The Finance Ministry on Friday published a draft of a long-awaited
bill that could lower the limit on the value of personal purchases that
can enter Russia customs-free from 1,000 euros ($1360) to 150 euros
($204).
Russia-based Internet retailers have long complained that the current
threshold gives foreign retailers an unfair advantage, allowing them
to slash prices below those offered by domestic retailers, who have
to pay taxes and customs duties on the goods they import to Russia.

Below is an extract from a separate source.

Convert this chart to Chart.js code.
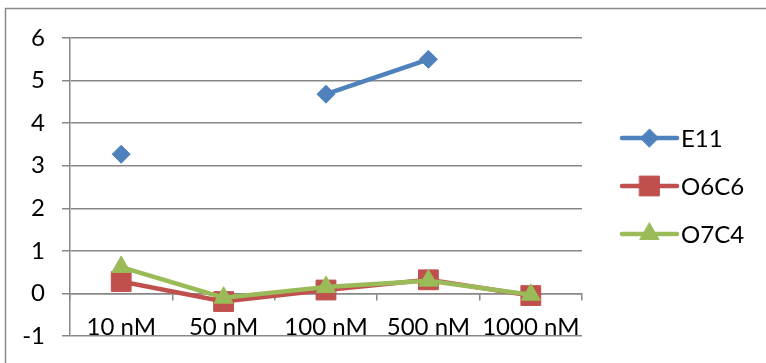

At President Vladimir Putin's meeting with Internet businesses
in early June, Maelle Gavet, chief executive of Internet giant Ozon,
said that Russia was losing 98 billion rubles a year ($2.8 billion) due
to poor regulation of goods sold over the Internet by foreign e-commerce
companies.
"In the rest of the world, the threshold value [for customs duties]
is from 0 to 10 euros ($14)," Gavet said, RIA Novosti reported.
"Law-abiding Russian stores, unlike their foreign colleagues, pay
the legally necessary taxes and duties. Because of this it is becoming
more and more difficult to compete on prices."
Putin responded that all companies who import goods across the border
should face "identical conditions." The president signed a law in May
that gave the government the right to change the parameters
for customs-free imports.
The customs duty has become a hot topic in the e-commerce industry as
cross-border trade expands its share of the market at a lightening
rate. Cross-border trade more than doubled in 2014, reaching 20 percent
of the total volume of e-commerce in Russia, while the market as a whole
continued to grow at a rate of about 30 percent yearly, according
to the Association of Online Vendors, or AKIT.
AKIT, whose members include such heavy-hitting online retailers as
Ulmart, KupiVIP and Lamoda, has repeatedly complained that the current
situation encourages domestic retailers to evade taxes and customs
duties in order to offer competitively low prices.
In addition to the new 150-euro limit, the Finance Ministry's bill,
which was published Friday on the government's legislation portal,
requires a customs duty on all goods that weigh in at more than 10
kilograms, down from the current limit of 31 kilograms. The customs duty
in Russia stands at 30 percent of the value of the imported good.